Entre deux rendez-vous, les plus courageux ont l’option de se rendre à quelques conférences sur des thèmes variés. «Et si les bureaux redonnaient le goût du travail ?» dans laquelle Foncière des Régions et plusieurs intervenants ont échangé sur les nouvelles façons de travailler, afin de décrypter ce qui se fait en France, en Europe et dans le monde. Le goût du travail se serait-il donc perdu dans les bureaux ? BNP Paribas s’interroge : «dans un monde qui change, l’immobilier tertiaire est-il toujours un placement sûr ?» Question importante sans doute. Plaine Commune se projette : «village olympique #Paris 2024 : vers un quartier et des équipements durables». Les sujets sont variés. Las, ici encore, les architectes ne sont pas les plus sollicités.
Enfin, le vendredi 2 décembre étaient annoncés les gagnants des prix décernés chaque année sur le salon. Sur six catégories, AIA a été récompensé par deux fois pour le siège du crédit mutuel Loire Atlantique centre ouest dans la catégorie immeuble de bureaux neuf de plus de 5000 m² et pour l’hôpital privé des Côtes d’Armor et maison de consultation livré à Plérin en Bretagne. Ses équipes ont pu célébrer dans leur espace privatisé.
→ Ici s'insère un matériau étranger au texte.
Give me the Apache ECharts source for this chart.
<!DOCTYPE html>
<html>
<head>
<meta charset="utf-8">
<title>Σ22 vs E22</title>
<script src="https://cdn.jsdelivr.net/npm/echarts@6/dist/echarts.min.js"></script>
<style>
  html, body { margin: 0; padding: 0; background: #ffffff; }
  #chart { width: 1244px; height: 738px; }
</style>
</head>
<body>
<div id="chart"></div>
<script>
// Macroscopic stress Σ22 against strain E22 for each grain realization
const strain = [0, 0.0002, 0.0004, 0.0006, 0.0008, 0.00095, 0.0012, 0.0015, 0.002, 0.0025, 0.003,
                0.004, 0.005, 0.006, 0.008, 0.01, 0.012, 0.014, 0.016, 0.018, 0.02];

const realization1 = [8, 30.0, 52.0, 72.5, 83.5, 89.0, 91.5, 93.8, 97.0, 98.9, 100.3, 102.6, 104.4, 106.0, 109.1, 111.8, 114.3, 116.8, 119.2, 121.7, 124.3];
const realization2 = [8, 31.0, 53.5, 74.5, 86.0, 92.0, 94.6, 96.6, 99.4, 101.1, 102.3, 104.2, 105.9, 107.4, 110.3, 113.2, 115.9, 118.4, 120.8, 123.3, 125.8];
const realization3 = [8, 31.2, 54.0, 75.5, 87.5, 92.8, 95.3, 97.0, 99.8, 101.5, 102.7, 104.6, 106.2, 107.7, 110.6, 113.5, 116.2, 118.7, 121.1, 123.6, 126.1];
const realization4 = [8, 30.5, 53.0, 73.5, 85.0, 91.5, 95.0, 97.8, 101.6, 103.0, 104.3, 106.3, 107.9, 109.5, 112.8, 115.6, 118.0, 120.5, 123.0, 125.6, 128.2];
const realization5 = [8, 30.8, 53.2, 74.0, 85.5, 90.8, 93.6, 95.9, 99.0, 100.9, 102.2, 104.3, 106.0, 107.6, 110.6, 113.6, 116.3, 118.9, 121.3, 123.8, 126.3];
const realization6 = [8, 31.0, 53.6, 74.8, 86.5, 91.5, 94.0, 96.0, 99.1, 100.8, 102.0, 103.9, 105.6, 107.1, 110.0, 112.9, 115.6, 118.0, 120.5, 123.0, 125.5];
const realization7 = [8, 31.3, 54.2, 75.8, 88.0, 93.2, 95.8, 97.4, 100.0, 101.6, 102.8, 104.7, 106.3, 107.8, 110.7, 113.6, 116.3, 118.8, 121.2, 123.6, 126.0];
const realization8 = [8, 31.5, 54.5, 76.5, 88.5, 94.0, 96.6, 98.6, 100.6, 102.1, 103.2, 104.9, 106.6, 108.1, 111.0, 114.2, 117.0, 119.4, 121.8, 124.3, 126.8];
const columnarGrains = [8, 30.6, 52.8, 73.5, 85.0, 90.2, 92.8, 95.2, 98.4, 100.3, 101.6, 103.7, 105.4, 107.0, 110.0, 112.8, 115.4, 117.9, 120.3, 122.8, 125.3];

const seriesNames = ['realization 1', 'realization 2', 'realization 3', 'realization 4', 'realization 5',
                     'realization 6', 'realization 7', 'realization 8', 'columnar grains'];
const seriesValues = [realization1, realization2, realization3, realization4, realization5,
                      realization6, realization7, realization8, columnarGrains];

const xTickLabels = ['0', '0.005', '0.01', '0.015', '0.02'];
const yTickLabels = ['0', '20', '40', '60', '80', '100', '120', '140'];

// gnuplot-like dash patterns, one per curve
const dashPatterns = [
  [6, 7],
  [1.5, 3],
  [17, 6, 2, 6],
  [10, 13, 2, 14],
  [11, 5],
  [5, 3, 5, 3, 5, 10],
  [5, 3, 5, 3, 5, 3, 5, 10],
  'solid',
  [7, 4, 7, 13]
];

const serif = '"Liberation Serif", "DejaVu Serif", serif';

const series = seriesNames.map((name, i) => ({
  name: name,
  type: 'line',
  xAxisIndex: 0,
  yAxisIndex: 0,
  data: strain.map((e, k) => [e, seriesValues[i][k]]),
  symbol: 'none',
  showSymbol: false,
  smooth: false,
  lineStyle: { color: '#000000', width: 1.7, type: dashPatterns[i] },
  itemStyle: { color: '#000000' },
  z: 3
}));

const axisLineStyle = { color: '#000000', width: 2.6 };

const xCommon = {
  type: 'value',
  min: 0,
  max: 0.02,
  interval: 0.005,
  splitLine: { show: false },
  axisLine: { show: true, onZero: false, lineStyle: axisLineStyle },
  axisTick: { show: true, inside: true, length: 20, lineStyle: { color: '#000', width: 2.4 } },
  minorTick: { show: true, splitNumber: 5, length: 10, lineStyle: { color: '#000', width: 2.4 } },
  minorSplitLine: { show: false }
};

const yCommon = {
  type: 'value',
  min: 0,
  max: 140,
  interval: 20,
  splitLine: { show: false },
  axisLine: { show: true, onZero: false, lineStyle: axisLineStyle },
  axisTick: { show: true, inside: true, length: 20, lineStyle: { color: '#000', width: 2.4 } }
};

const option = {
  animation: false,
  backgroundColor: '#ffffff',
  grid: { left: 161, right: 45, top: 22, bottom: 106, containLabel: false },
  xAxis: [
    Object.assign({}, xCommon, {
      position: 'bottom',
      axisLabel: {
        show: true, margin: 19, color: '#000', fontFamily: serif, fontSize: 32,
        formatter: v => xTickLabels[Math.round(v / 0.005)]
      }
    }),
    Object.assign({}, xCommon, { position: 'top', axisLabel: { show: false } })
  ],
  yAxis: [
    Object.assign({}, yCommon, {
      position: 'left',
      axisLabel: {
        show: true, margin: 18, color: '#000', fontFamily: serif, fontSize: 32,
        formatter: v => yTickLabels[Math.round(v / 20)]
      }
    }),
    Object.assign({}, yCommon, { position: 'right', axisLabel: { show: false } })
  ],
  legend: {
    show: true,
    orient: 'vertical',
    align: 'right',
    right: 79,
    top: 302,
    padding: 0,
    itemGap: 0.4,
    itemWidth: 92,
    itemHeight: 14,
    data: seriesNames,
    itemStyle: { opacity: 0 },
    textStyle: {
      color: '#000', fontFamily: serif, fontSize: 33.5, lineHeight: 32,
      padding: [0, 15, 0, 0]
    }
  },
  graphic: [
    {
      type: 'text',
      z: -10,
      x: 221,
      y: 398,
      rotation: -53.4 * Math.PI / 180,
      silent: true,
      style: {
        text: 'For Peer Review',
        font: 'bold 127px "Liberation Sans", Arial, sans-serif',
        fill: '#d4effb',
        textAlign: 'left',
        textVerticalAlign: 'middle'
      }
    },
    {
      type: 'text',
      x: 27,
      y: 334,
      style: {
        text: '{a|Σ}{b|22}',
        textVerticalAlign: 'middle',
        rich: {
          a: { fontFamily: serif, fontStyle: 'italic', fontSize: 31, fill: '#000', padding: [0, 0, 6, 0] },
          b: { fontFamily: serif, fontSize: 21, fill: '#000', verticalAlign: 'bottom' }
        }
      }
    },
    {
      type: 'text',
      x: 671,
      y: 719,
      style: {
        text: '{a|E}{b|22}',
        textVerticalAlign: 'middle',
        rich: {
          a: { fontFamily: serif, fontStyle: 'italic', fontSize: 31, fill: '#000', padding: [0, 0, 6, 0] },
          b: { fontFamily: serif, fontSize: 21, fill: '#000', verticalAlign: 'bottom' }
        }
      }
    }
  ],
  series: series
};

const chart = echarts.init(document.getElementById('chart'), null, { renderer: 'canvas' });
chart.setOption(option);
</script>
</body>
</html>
La très réussie réhabilitation des magasins généraux de Pantin mené par Nexity avec l’architecte Frédéric Jung est lauréate dans la catégorie des immeubles rénovés de plus de 5000m², tandis que le prix junior de l’immobilier récompense un mémoire d’étude rédigé dans le cadre d’un master de Paris1-Pantheon-Sorbone, sur le viager immobilier : «‘le viager immobilier, un marché d’avenir’ : des innovations financières en matière de maintien à domicile» de Coline Meunier. Comme quoi, à côté de la pratique, la théorie a aussi sa place au SIMI. Jeudi c’est SIMI pour quelques rares étudiants aussi.
Alors passage obligé ? Mal nécessaire ? Les architectes qui font le pari du SIMI semblent en tout cas, pour la plupart, en repartir satisfaits.